Por Daniel Dutra | Fotos: Divulgação
Em 15 anos de carreira, o The Gathering nunca deixou de surpreender. As mudanças de estilo, no entanto, acabaram sendo pouco ou nada palatáveis no cenário heavy metal, com a velha história da perda de velhos fãs e a conquista de novos. A montanha-russa teve início com trabalhos bem mais pesados e rápidos – Always… (1992) e Almost a Dance (1993) –, que gradativamente foram perdendo o peso até a banda holandesa pisar de vez no freio e ser acusada de estar ouvindo muito Radiohead (com o perdão da sinceridade, o The Gathering é bem melhor).
A segunda e terceira fases da banda coincidem com a entrada da vocalista Anneke van Giersbergen no posto anteriormente ocupado por Bart Smits e Niels Duffhues – isso sem contar as participações de Marike Groot e Martine van Loon. O sucesso de crítica veio com Mandylion (1995) e Nighttime Birds (1997), mas foi com How to Measure a Planet? (1998) que o experimentalismo começou a incomodar os mais tradicionalistas. De If_then_else (2000) para o autointitulado trip rock praticado no último álbum de estúdio, Souvenirs (2003), foi mais um grande salto.
Independentemente do lado camaleão, o The Gathering nunca perdeu uma de suas características: a qualidade. Isso pode ser comprovado no ótimo Sleepy Buildings – A Semi Acoustic Evening. Nos dias 21 e 22 de agosto do ano passado, a banda subiu ao palco do Lux Theatre, em Nijmegen, na Holanda, para rever sua trajetória em canções especialmente rearranjadas para a gravação do CD semiacústico – curiosamente, não há nenhum material de Souvenirs.
Anneke (voz e violão), René Rutten (guitarra e violão), Hans Rutten (bateria), Frank Boeijen (teclados) e Hugo Prinsen Geerligs (baixo, substituído no fim do ano por Marjolein Kooijman) realizaram duas apresentações bem intimistas e repletas de momentos belíssimos. Apesar de Stonegarden e Eléanor serem mais animadas, digamos assim, o CD mantém um clima viajante do início ao fim. Sim, há forte influência de progressivo, notadamente Pink Floyd, em canções como The Mirror Waters, Red is a Slow Colour e a sensacional Travel.
Em um trabalho coeso, encontramos destaques na simples Saturnine (belo trabalho de Boeijen), nas viajantes Amity e Marooned e na ótima In Motion Part II, em que toda a banda tem participação mais ativa, destacando-se a guitarra de René Rutten. A performance da banda é correta em toda as 14 faixas – por problemas técnicos, The May Song e Nighttime Birds ficaram fora do disco –, mas é impossível não destacar o trabalho de Anneke, que dá um verdadeiro show em todas as músicas.

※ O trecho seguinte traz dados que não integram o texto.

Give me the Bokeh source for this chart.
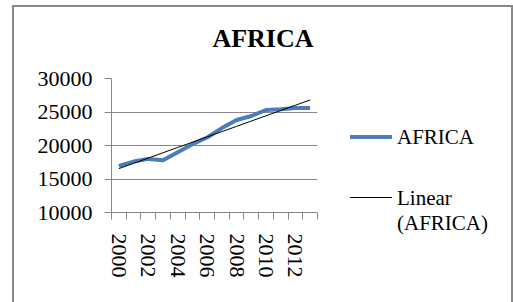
import numpy as np
from bokeh.plotting import figure
from bokeh.layouts import row
from bokeh.models import Range1d, FixedTicker, Title, Div
from bokeh.embed import file_html
from bokeh.resources import INLINE

# ---- data ----
years = [2000, 2001, 2002, 2003, 2004, 2005, 2006,
         2007, 2008, 2009, 2010, 2011, 2012, 2013]
africa = [16950, 17600, 18000, 17800, 19000, 20200, 21200,
          22600, 23800, 24400, 25300, 25400, 25600, 25600]
x_tick_years = [2000, 2002, 2004, 2006, 2008, 2010, 2012]
y_ticks = [10000, 15000, 20000, 25000, 30000]
series_name = "AFRICA"
trend_lines = ["Linear", "(AFRICA)"]
title_text = "AFRICA"

# linear trendline (least squares), as in the spreadsheet
coef = np.polyfit(years, africa, 1)
trend = list(np.polyval(coef, years))
boundaries = [y - 0.5 for y in years] + [years[-1] + 0.5]

FONT = "Liberation Serif"
GRID = "#868686"
BLUE = "#4a7ebb"
BORDER = "2px solid #888888"

# ---------------- main chart ----------------
p = figure(width=316, height=295,
           x_range=Range1d(years[0] - 0.5, years[-1] + 0.5),
           y_range=Range1d(y_ticks[0], y_ticks[-1]),
           output_backend="svg", toolbar_location=None, title=None,
           min_border_left=97, min_border_right=13,
           min_border_top=71, min_border_bottom=90)
p.outline_line_color = None
p.background_fill_color = "white"
p.border_fill_color = "white"

p.xgrid.visible = False
p.ygrid.ticker = FixedTicker(ticks=y_ticks)
p.ygrid.grid_line_color = GRID
p.ygrid.grid_line_width = 1

ya = p.yaxis[0]
ya.ticker = FixedTicker(ticks=y_ticks)
ya.axis_line_color = GRID
ya.major_tick_line_color = GRID
ya.major_tick_in = 0
ya.major_tick_out = 7
ya.minor_tick_line_color = None
ya.major_label_standoff = 12
ya.major_label_text_font = FONT
ya.major_label_text_font_size = "22px"
ya.major_label_text_color = "black"

xa = p.xaxis[0]
xa.ticker = FixedTicker(ticks=x_tick_years, minor_ticks=boundaries)
xa.axis_line_color = GRID
xa.major_tick_line_color = None
xa.major_tick_in = 0
xa.major_tick_out = 0
xa.minor_tick_line_color = GRID
xa.minor_tick_in = 0
xa.minor_tick_out = 7
xa.major_label_standoff = 14
xa.major_label_orientation = "vertical"
xa.major_label_text_font = FONT
xa.major_label_text_font_size = "22px"
xa.major_label_text_color = "black"

p.line(years, africa, line_color=BLUE, line_width=4, line_join="round")
p.line(years, trend, line_color="black", line_width=1)

# spacer between frame and title, then the title itself
p.add_layout(Title(text=" ", text_font_size="1px", standoff=23), "above")
p.add_layout(Title(text=title_text, align="right", offset=4, standoff=0,
                   text_font=FONT, text_font_size="26px",
                   text_font_style="bold", text_color="black"), "above")

# ---------------- legend (outside the plot area, like the original) ----------
def swatch(top, thick, color):
    return (f'<div style="position:absolute;left:20px;top:{top}px;width:42px;'
            f'height:0;border-top:{thick}px solid {color};"></div>')


def label(top, text):
    return (f'<div style="position:absolute;left:67px;top:{top}px;'
            f'line-height:24px;white-space:nowrap;">{text}</div>')


legend_html = (
    f'<div style="position:relative;width:181px;height:295px;'
    f'font-family:\'{FONT}\';font-size:21px;color:black;">'
    + swatch(128, 4, BLUE) + label(118, series_name)
    + swatch(190, 1, "black") + label(179, trend_lines[0])
    + label(204, trend_lines[1])
    + '</div>'
)
legend_div = Div(text=legend_html, width=181, height=295, margin=0)

layout = row(p, legend_div, spacing=0,
             styles={"margin-left": "12px", "margin-top": "5px",
                     "border-left": BORDER, "border-right": BORDER,
                     "border-top": BORDER})

open("out.html", "w").write(file_html(layout, INLINE))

Sua voz angelical é reforçada em momentos realmente acústicos, seja acompanhada apenas do violão (My Electricity), do piano (Shrink, Like Fountains e Sleepy Buildings, esta a única inédita do CD) ou de ambos (Locked Away). Em Sleepy Buildings – A Semi Acoustic Evening – 11º disco do The Gathering, incluindo o ao vivo Superheat (2000), a coletânea Downfall – The Early Years (2001) e o EP Black Light District (2002) –, o grande destaque é realmente Anneke. Como todos os álbuns desde Mandylion, diga-se de passagem. Uma pena que os fãs brasileiros tenham o prazer de ouvi-la cantar apenas em CDs, uma vez que o The Gathering esteve no Chile no fim de fevereiro, para duas apresentações em Santiago, e uma passagem pelo Brasil nem sequer foi cogitada.
Resenha publicada na edição 101 do International Magazine, em abril de 2004.